**Given data:**
▼▼▼

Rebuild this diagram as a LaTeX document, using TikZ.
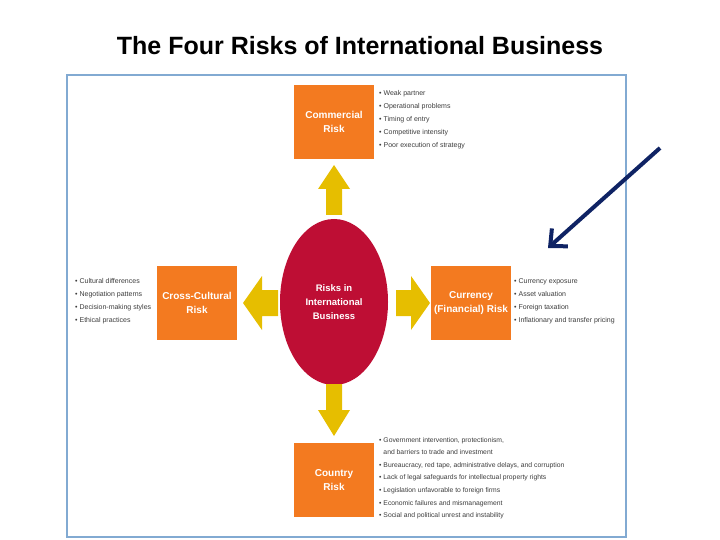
\documentclass[tikz,border=0pt]{standalone}
\usepackage{fontspec}
\setmainfont{Liberation Sans}
\usetikzlibrary{arrows.meta,shapes.geometric}
\definecolor{og}{RGB}{243,122,32}
\definecolor{yl}{RGB}{230,190,0}
\definecolor{rd}{RGB}{190,14,52}
\definecolor{fr}{RGB}{130,170,210}
\definecolor{nv}{RGB}{15,35,100}
\definecolor{tx}{RGB}{60,60,60}
\tikzset{
 riskbox/.style={fill=og,minimum width=80pt,minimum height=74pt,inner sep=0pt,text=white,font=\fontsize{10}{14}\selectfont\bfseries,align=center},
 blist/.style={font=\fontsize{7}{13}\selectfont,text=tx,align=left,inner sep=0pt},
 yarrow/.style={fill=yl,draw=none}
}
\begin{document}
\begin{tikzpicture}[x=1pt,y=-1pt]
\useasboundingbox (0,0) rectangle (720,540);
\node (title) at (360,46) {\fontsize{25}{28}\selectfont\bfseries The Four Risks of International Business};
\draw[fr,line width=2.5pt] (67,75) rectangle (626,537);
\node[riskbox] (com) at (334,122) {Commercial\\Risk};
\node[riskbox] (cc) at (197,303) {Cross-Cultural\\Risk};
\node[riskbox] (cur) at (471,303) {Currency\\(Financial) Risk};
\node[riskbox] (cty) at (334,480) {Country\\Risk};
\node[fill=rd,ellipse,minimum width=108pt,minimum height=166pt,inner sep=0pt,text=white,font=\fontsize{9.5}{14}\selectfont\bfseries,align=center] (ctr) at (334,302) {Risks in\\International\\Business};
% yellow arrows
\fill[yarrow] (334,165) -- (350,189) -- (342,189) -- (342,215) -- (326,215) -- (326,189) -- (318,189) -- cycle;
\fill[yarrow] (334,436) -- (350,410) -- (342,410) -- (342,384) -- (326,384) -- (326,410) -- (318,410) -- cycle;
\fill[yarrow] (243,303) -- (262,276) -- (262,290) -- (278,290) -- (278,316) -- (262,316) -- (262,330) -- cycle;
\fill[yarrow] (430,303) -- (411,276) -- (411,290) -- (396,290) -- (396,316) -- (411,316) -- (411,330) -- cycle;
\node[blist,anchor=north west] (lcom) at (379,90) {• Weak partner\\• Operational problems\\• Timing of entry\\• Competitive intensity\\• Poor execution of strategy};
\node[blist,anchor=north west] (lcc) at (75,278) {• Cultural differences\\• Negotiation patterns\\• Decision-making styles\\• Ethical practices};
\node[blist,anchor=north west] (lcur) at (514,278) {• Currency exposure\\• Asset valuation\\• Foreign taxation\\• Inflationary and transfer pricing};
\node[blist,anchor=north west,font=\fontsize{6.8}{12.6}\selectfont] (lcty) at (379,437) {• Government intervention, protectionism,\\\phantom{• }and barriers to trade and investment\\• Bureaucracy, red tape, administrative delays, and corruption\\• Lack of legal safeguards for intellectual property rights\\• Legislation unfavorable to foreign firms\\• Economic failures and mismanagement\\• Social and political unrest and instability};
\coordinate (bs) at (660,148);
\coordinate (be) at (548,248);
\draw[nv,line width=4pt,-{Straight Barb[length=13pt,width=24pt]}] (bs) -- (be);
\end{tikzpicture}
\end{document}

▲▲▲

**Instructions for the task:**
Give every line above again exactly, with no pictures.

**Worked answer:**
Rebuild this diagram as a LaTeX document, using TikZ.
\documentclass[tikz,border=0pt]{standalone}
\usepackage{fontspec}
\setmainfont{Liberation Sans}
\usetikzlibrary{arrows.meta,shapes.geometric}
\definecolor{og}{RGB}{243,122,32}
\definecolor{yl}{RGB}{230,190,0}
\definecolor{rd}{RGB}{190,14,52}
\definecolor{fr}{RGB}{130,170,210}
\definecolor{nv}{RGB}{15,35,100}
\definecolor{tx}{RGB}{60,60,60}
\tikzset{
 riskbox/.style={fill=og,minimum width=80pt,minimum height=74pt,inner sep=0pt,text=white,font=\fontsize{10}{14}\selectfont\bfseries,align=center},
 blist/.style={font=\fontsize{7}{13}\selectfont,text=tx,align=left,inner sep=0pt},
 yarrow/.style={fill=yl,draw=none}
}
\begin{document}
\begin{tikzpicture}[x=1pt,y=-1pt]
\useasboundingbox (0,0) rectangle (720,540);
\node (title) at (360,46) {\fontsize{25}{28}\selectfont\bfseries The Four Risks of International Business};
\draw[fr,line width=2.5pt] (67,75) rectangle (626,537);
\node[riskbox] (com) at (334,122) {Commercial\\Risk};
\node[riskbox] (cc) at (197,303) {Cross-Cultural\\Risk};
\node[riskbox] (cur) at (471,303) {Currency\\(Financial) Risk};
\node[riskbox] (cty) at (334,480) {Country\\Risk};
\node[fill=rd,ellipse,minimum width=108pt,minimum height=166pt,inner sep=0pt,text=white,font=\fontsize{9.5}{14}\selectfont\bfseries,align=center] (ctr) at (334,302) {Risks in\\International\\Business};
% yellow arrows
\fill[yarrow] (334,165) -- (350,189) -- (342,189) -- (342,215) -- (326,215) -- (326,189) -- (318,189) -- cycle;
\fill[yarrow] (334,436) -- (350,410) -- (342,410) -- (342,384) -- (326,384) -- (326,410) -- (318,410) -- cycle;
\fill[yarrow] (243,303) -- (262,276) -- (262,290) -- (278,290) -- (278,316) -- (262,316) -- (262,330) -- cycle;
\fill[yarrow] (430,303) -- (411,276) -- (411,290) -- (396,290) -- (396,316) -- (411,316) -- (411,330) -- cycle;
\node[blist,anchor=north west] (lcom) at (379,90) {• Weak partner\\• Operational problems\\• Timing of entry\\• Competitive intensity\\• Poor execution of strategy};
\node[blist,anchor=north west] (lcc) at (75,278) {• Cultural differences\\• Negotiation patterns\\• Decision-making styles\\• Ethical practices};
\node[blist,anchor=north west] (lcur) at (514,278) {• Currency exposure\\• Asset valuation\\• Foreign taxation\\• Inflationary and transfer pricing};
\node[blist,anchor=north west,font=\fontsize{6.8}{12.6}\selectfont] (lcty) at (379,437) {• Government intervention, protectionism,\\\phantom{• }and barriers to trade and investment\\• Bureaucracy, red tape, administrative delays, and corruption\\• Lack of legal safeguards for intellectual property rights\\• Legislation unfavorable to foreign firms\\• Economic failures and mismanagement\\• Social and political unrest and instability};
\coordinate (bs) at (660,148);
\coordinate (be) at (548,248);
\draw[nv,line width=4pt,-{Straight Barb[length=13pt,width=24pt]}] (bs) -- (be);
\end{tikzpicture}
\end{document}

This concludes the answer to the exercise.